Friday, June 16, 2017

The Family Plot


Today's post is on The Family Plot by Cherie Priest. It is 365 pages long and is published by TOR. The cover is dusk with a see through girl in the center. The intended reader is someone who likes haunted house stories, ghost stories, and southern Gothic at its best. There is foul language, no sex, and mild violence in this book. The story is told from the third person close of the main character Dahlia. There Be Spoilers Ahead.

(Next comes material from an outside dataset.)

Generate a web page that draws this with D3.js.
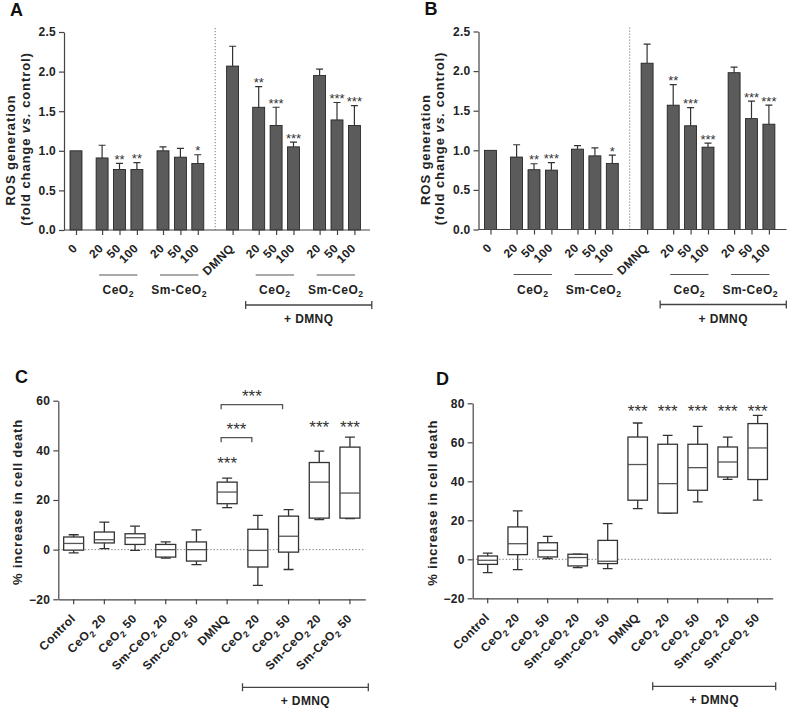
<!DOCTYPE html>
<html>
<head>
<meta charset="utf-8">
<script src="https://cdn.jsdelivr.net/npm/d3@7"></script>
<style>
  body { margin: 0; background: #fff; }
  svg { display: block; font-family: "Liberation Sans", Arial, Helvetica, sans-serif; }
</style>
</head>
<body>
<svg id="fig" width="787" height="709"></svg>
<script>
// ---- panels A / B : ROS generation bars ----
const rosLabels = ["0", "20", "50", "100", "20", "50", "100", "DMNQ", "20", "50", "100", "20", "50", "100"];
const rosGroup = [0, 1, 1, 1, 2, 2, 2, 3, 4, 4, 4, 5, 5, 5];
const rosTicks = [0, 0.5, 1.0, 1.5, 2.0, 2.5];

const rosMeanA = [1.00, 0.91, 0.765, 0.765, 1.00, 0.92, 0.84, 2.07, 1.55, 1.32, 1.05, 1.95, 1.39, 1.32];
const rosTopA = [1.00, 1.07, 0.84, 0.85, 1.05, 1.03, 0.95, 2.32, 1.81, 1.55, 1.11, 2.03, 1.61, 1.57];
const rosStarsA = ["", "", "**", "**", "", "", "*", "", "**", "***", "***", "", "***", "***"];

const rosMeanB = [1.00, 0.915, 0.755, 0.75, 1.015, 0.93, 0.835, 2.10, 1.57, 1.31, 1.04, 1.98, 1.40, 1.33];
const rosTopB = [1.00, 1.07, 0.83, 0.845, 1.06, 1.03, 0.94, 2.34, 1.83, 1.54, 1.09, 2.05, 1.62, 1.57];
const rosStarsB = ["", "", "**", "***", "", "", "*", "", "**", "***", "***", "", "***", "***"];

// underlined sub-groups (first / last bar index)
const rosSubGroups = [
  { name: "CeO_2", first: 1, last: 3 },
  { name: "Sm-CeO_2", first: 4, last: 6 },
  { name: "CeO_2", first: 8, last: 10 },
  { name: "Sm-CeO_2", first: 11, last: 13 }
];

// ---- panels C / D : cell death box plots [min, q1, median, q3, max] ----
const deathLabels = ["Control", "CeO_2 20", "CeO_2 50", "Sm-CeO_2 20", "Sm-CeO_2 50",
                     "DMNQ", "CeO_2 20", "CeO_2 50", "Sm-CeO_2 20", "Sm-CeO_2 50"];

const deathC = [
  [-1.3, -0.2, 2.5, 5.1, 6.0],
  [0.4, 2.7, 4.0, 7.1, 11.1],
  [-0.3, 2.1, 4.8, 6.4, 9.5],
  [-3.4, -3.0, 0.0, 2.1, 3.1],
  [-6.0, -4.6, 0.0, 3.1, 8.0],
  [16.9, 18.5, 23.2, 27.2, 28.8],
  [-14.4, -7.0, -0.3, 8.2, 13.8],
  [-8.0, -1.0, 5.4, 13.5, 16.1],
  [12.1, 12.7, 27.2, 35.1, 39.7],
  [12.5, 12.7, 22.8, 41.3, 45.3]
];
const deathTicksC = [-20, 0, 20, 40, 60];
const starsC = [{ i: 5, v: 32.4 }, { i: 8, v: 47 }, { i: 9, v: 47 }];
const bracketsC = [{ from: 5, to: 6, v: 45.1 }, { from: 5, to: 7, v: 58.4 }];

const deathD = [
  [-6.8, -2.6, -0.5, 1.7, 3.2],
  [-5.3, 2.4, 8.0, 16.6, 24.8],
  [0.3, 1.2, 4.6, 8.5, 11.8],
  [-4.3, -3.4, 0.9, 2.6, 2.6],
  [-4.8, -2.2, -1.0, 9.7, 18.3],
  [26.0, 30.3, 48.6, 62.7, 69.9],
  [23.7, 23.7, 38.8, 59.0, 63.6],
  [29.4, 35.4, 47.0, 59.0, 68.2],
  [41.0, 42.2, 49.9, 57.6, 62.7],
  [30.3, 40.9, 57.1, 69.6, 73.8]
];
const deathTicksD = [-20, 0, 20, 40, 60, 80];
const starsD = [{ i: 5, v: 73.2 }, { i: 6, v: 73.2 }, { i: 7, v: 73.2 }, { i: 8, v: 73.2 }, { i: 9, v: 73.2 }];
const bracketsD = [];

const svg = d3.select("#fig");
const INK = "#222";
const AXIS = "#444";
const BAR = "#5b5b5b";

// text with "_2" written as a subscript 2
function richText(sel, str, size) {
  const parts = str.split("_2");
  sel.append("tspan").text(parts[0]);
  for (let i = 1; i < parts.length; i++) {
    sel.append("tspan").attr("font-size", size * 0.72).attr("dy", size * 0.28).text("2");
    sel.append("tspan").attr("dy", -size * 0.28).text(parts[i]);
  }
}

function styleAxis(g) {
  g.attr("font-family", null).attr("font-size", null);
  g.selectAll("path, line").attr("stroke", AXIS).attr("stroke-width", 1.2);
  g.selectAll("text").attr("fill", INK).attr("font-size", 12).attr("font-weight", "bold")
    .attr("letter-spacing", 0.3);
}

function dmnqBracket(g, x1, x2, yb) {
  g.append("path")
    .attr("d", `M${x1},${yb - 4}V${yb + 4}M${x1},${yb}H${x2}M${x2},${yb - 4}V${yb + 4}`)
    .attr("stroke", AXIS).attr("stroke-width", 1.3).attr("fill", "none");
  g.append("text").attr("x", (x1 + x2) / 2).attr("y", yb + 18)
    .attr("text-anchor", "middle").attr("font-size", 12).attr("font-weight", "bold")
    .attr("letter-spacing", 0.4).attr("fill", INK).text("+ DMNQ");
}

function rosPanel(dx, dy, letter, means, tops, stars, axisEnd) {
  const g = svg.append("g").attr("transform", `translate(${dx},${dy})`);
  const y = d3.scaleLinear().domain([0, 2.5]).range([230, 32]);
  const unit = 17.4;
  // slot index: 1 within a group, 1.5 between groups, 2 across the DMNQ divider
  const slots = [];
  let s = 0;
  rosGroup.forEach((grp, i) => {
    if (i > 0) s += grp === rosGroup[i - 1] ? 1 : (grp === 3 ? 2 : 1.5);
    slots.push(s);
  });
  const x = d3.scaleLinear().domain([0, 1]).range([76, 76 + unit]);
  const bw = 12;

  g.append("text").attr("x", 10).attr("y", 15.5).attr("font-size", 18).attr("font-weight", "bold")
    .attr("fill", "#111").text(letter);

  // y title
  g.append("text").attr("transform", "translate(15,150) rotate(-90)")
    .attr("text-anchor", "middle").attr("font-size", 13).attr("font-weight", "bold")
    .attr("letter-spacing", 0.9).attr("fill", INK).text("ROS generation");
  const t2 = g.append("text").attr("transform", "translate(29.5,139) rotate(-90)")
    .attr("text-anchor", "middle").attr("font-size", 13).attr("font-weight", "bold")
    .attr("letter-spacing", 0.9).attr("fill", INK);
  t2.append("tspan").text("(fold change ");
  t2.append("tspan").attr("font-style", "italic").text("vs.");
  t2.append("tspan").text(" control)");

  // divider between untreated and DMNQ-treated
  g.append("line").attr("x1", x(8)).attr("x2", x(8)).attr("y1", 28).attr("y2", 230)
    .attr("stroke", "#777").attr("stroke-width", 1).attr("stroke-dasharray", "1.2,1.8");

  // bars
  g.selectAll("rect.bar").data(means).join("rect").attr("class", "bar")
    .attr("x", (d, i) => x(slots[i]) - bw / 2).attr("width", bw)
    .attr("y", d => y(d)).attr("height", d => y(0) - y(d))
    .attr("fill", BAR).attr("stroke", "#1a1a1a").attr("stroke-width", 0.8);

  // error bars (upper only)
  g.selectAll("path.err").data(tops).join("path").attr("class", "err")
    .attr("d", (d, i) => d > means[i]
      ? `M${x(slots[i])},${y(means[i])}V${y(d)}M${x(slots[i]) - 3.5},${y(d)}H${x(slots[i]) + 3.5}`
      : "")
    .attr("stroke", "#333").attr("stroke-width", 1.2).attr("fill", "none");

  // significance
  g.selectAll("text.star").data(stars).join("text").attr("class", "star")
    .attr("x", (d, i) => x(slots[i])).attr("y", (d, i) => y(tops[i]) + 0.5)
    .attr("text-anchor", "middle").attr("font-size", 13).attr("fill", "#333").text(d => d);

  // axes
  const ya = g.append("g").attr("transform", "translate(64,0)")
    .call(d3.axisLeft(y).tickValues(rosTicks).tickFormat(d3.format(".1f")).tickSize(5).tickSizeOuter(0));
  styleAxis(ya);
  const xa = g.append("g").attr("transform", "translate(0,230)")
    .call(d3.axisBottom(x).tickValues(slots).tickFormat("").tickSize(5).tickSizeOuter(0));
  xa.select(".domain").remove();
  xa.append("line").attr("x1", 64).attr("x2", axisEnd).attr("y1", 0).attr("y2", 0);
  styleAxis(xa);

  g.selectAll("text.xl").data(rosLabels).join("text").attr("class", "xl")
    .attr("transform", (d, i) => `translate(${x(slots[i]) + 2},${249}) rotate(-45)`)
    .attr("text-anchor", "end").attr("font-size", 12).attr("font-weight", "bold")
    .attr("letter-spacing", 0.4).attr("fill", INK).text(d => d);

  rosSubGroups.forEach(sg => {
    const x1 = x(slots[sg.first]) - 3, x2 = x(slots[sg.last]) + 0.5;
    g.append("line").attr("x1", x1).attr("x2", x2).attr("y1", 275).attr("y2", 275)
      .attr("stroke", "#555").attr("stroke-width", 1.2);
    const t = g.append("text").attr("x", (x1 + x2) / 2).attr("y", 294)
      .attr("text-anchor", "middle").attr("font-size", 12).attr("font-weight", "bold")
      .attr("letter-spacing", 0.5).attr("fill", INK);
    richText(t, sg.name, 12);
  });

  dmnqBracket(g, x(slots[8] - 0.75), x(slots[13] + 1), 305);
}

function boxPanel(letter, data, ticks, stars, brackets, o) {
  const g = svg.append("g");
  const y = d3.scaleLinear().domain([ticks[0], ticks[ticks.length - 1]]).range([o.yBottom, o.yTop]);
  const x = d3.scaleBand().domain(d3.range(data.length)).range([o.xLeft, o.xRight]);
  const bw = x.bandwidth() * 0.65;
  const cx = i => x(i) + x.bandwidth() / 2;

  g.append("text").attr("x", o.letterX).attr("y", o.letterY).attr("font-size", 18)
    .attr("font-weight", "bold").attr("fill", "#111").text(letter);

  g.append("text").attr("transform", `translate(${o.titleX},${(o.yTop + o.yBottom) / 2 + 2}) rotate(-90)`)
    .attr("text-anchor", "middle").attr("font-size", 13).attr("font-weight", "bold")
    .attr("letter-spacing", 0.8).attr("fill", INK).text("% increase in cell death");

  // zero reference
  g.append("line").attr("x1", o.xLeft).attr("x2", o.xRight).attr("y1", y(0)).attr("y2", y(0))
    .attr("stroke", "#888").attr("stroke-width", 1).attr("stroke-dasharray", "1.5,1.8");

  const box = g.selectAll("g.box").data(data).join("g").attr("class", "box");
  box.append("path")
    .attr("d", (d, i) => `M${cx(i)},${y(d[0])}V${y(d[1])}M${cx(i)},${y(d[3])}V${y(d[4])}` +
      `M${cx(i) - bw / 4},${y(d[0])}H${cx(i) + bw / 4}M${cx(i) - bw / 4},${y(d[4])}H${cx(i) + bw / 4}`)
    .attr("stroke", "#333").attr("stroke-width", 1.3).attr("fill", "none");
  box.append("rect")
    .attr("x", (d, i) => cx(i) - bw / 2).attr("width", bw)
    .attr("y", d => y(d[3])).attr("height", d => y(d[1]) - y(d[3]))
    .attr("fill", "#fff").attr("stroke", "#333").attr("stroke-width", 1.3);
  box.append("line")
    .attr("x1", (d, i) => cx(i) - bw / 2).attr("x2", (d, i) => cx(i) + bw / 2)
    .attr("y1", d => y(d[2])).attr("y2", d => y(d[2]))
    .attr("stroke", "#555").attr("stroke-width", 1.3);

  g.selectAll("text.star").data(stars).join("text").attr("class", "star")
    .attr("x", d => cx(d.i)).attr("y", d => y(d.v))
    .attr("text-anchor", "middle").attr("font-size", 17).attr("fill", "#333").text("***");

  brackets.forEach(b => {
    const x1 = cx(b.from) - 6, x2 = cx(b.to) - 6, yb = y(b.v);
    g.append("path").attr("d", `M${x1},${yb + 4.5}V${yb}H${x2}V${yb + 4.5}`)
      .attr("stroke", "#555").attr("stroke-width", 1.3).attr("fill", "none");
    g.append("text").attr("x", (x1 + x2) / 2).attr("y", yb - 3)
      .attr("text-anchor", "middle").attr("font-size", 17).attr("fill", "#333").text("***");
  });

  const ya = g.append("g").attr("transform", `translate(${o.xLeft},0)`)
    .call(d3.axisLeft(y).tickValues(ticks).tickSize(5).tickSizeOuter(0));
  styleAxis(ya);
  const xa = g.append("g").attr("transform", `translate(0,${o.yBottom})`)
    .call(d3.axisBottom(x).tickFormat("").tickSize(5).tickSizeOuter(0));
  styleAxis(xa);

  g.selectAll("text.xl").data(deathLabels).join("text").attr("class", "xl")
    .attr("transform", (d, i) => `translate(${cx(i) + 2.5},${o.yBottom + 20}) rotate(-45)`)
    .attr("text-anchor", "end").attr("font-size", 12).attr("font-weight", "bold")
    .attr("letter-spacing", 0.4).attr("fill", INK)
    .each(function (d) { richText(d3.select(this), d, 12); });

  dmnqBracket(g, x(6), x(9) + x.bandwidth() + 3, o.yBottom + 88);
}

rosPanel(0, 0, "A", rosMeanA, rosTopA, rosStarsA, 370);
rosPanel(414.5, -0.5, "B", rosMeanB, rosTopB, rosStarsB, 372);

boxPanel("C", deathC, deathTicksC, starsC, bracketsC,
  { xLeft: 58.3, xRight: 365.3, yTop: 400.7, yBottom: 599.3, letterX: 15, letterY: 383, titleX: 22 });
boxPanel("D", deathD, deathTicksD, starsD, bracketsD,
  { xLeft: 472.7, xRight: 772.7, yTop: 403.3, yBottom: 598.3, letterX: 436, letterY: 385, titleX: 436.5 });
</script>
</body>
</html>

From the dust jacket- music City Salvage is a family operation, owned and operated by Chuck Dutton: master stripper of doomed historic properties, and expert seller of all things old and crusty. But business is lean and times are tight, so he's thrilled when the aged and esteemed Augusta Withrow appears in his office, bearing an Offer he really ought to refuse. She has a massive family estate to unload- lock, stock, and barrel. For a check and a handshake, it's all his.
It's a big check. it's a firm handshake. And it's enough of a gold mine that he assigns his daughter Dahlia to personally oversee the project.
Dahlia preps a couple of trucks, takes a small crew, and they caravan down to Chattanooga, Tennessee, where the ancient Withrow house is waiting- and so is a barn, a carriage house, and a small, overgrown cemetery that Augusta Withrow left out of the paperwork.
Augusta Withrow left out of lot of things.
The property is in unusually great shape for a condemned building. It's empty but it isn't abandoned. Something in the Withrow mansion is angry and lost. This is its last chance to raise hell before the house is gone forever, and there's still plenty of room in the strange little family plot.

Review- Priest makes the haunted house story new again. We get creepy shadows, flickering lights, and rainstorms that never seem to end. We get a fittingly mysterious end. Priest does it all and makes it all work wonderfully. Dahlia is a smart and sympathetic heroine. She is recovering from a bad divorce, where she lost the house that she loved, and hates to tear down the Withrow home. But the ghosts in the house soon make that must more palatable. Add in some interesting side character, both with and without flesh, Dahlia has quite a ride on her hands. With some well placed scared for both Dahlia and reader, we have an excellent book to read on a stormy night; but read it with the windows closed.

I give this book s Five out of Five stars. I get nothing for my review and I borrowed this book from my local library.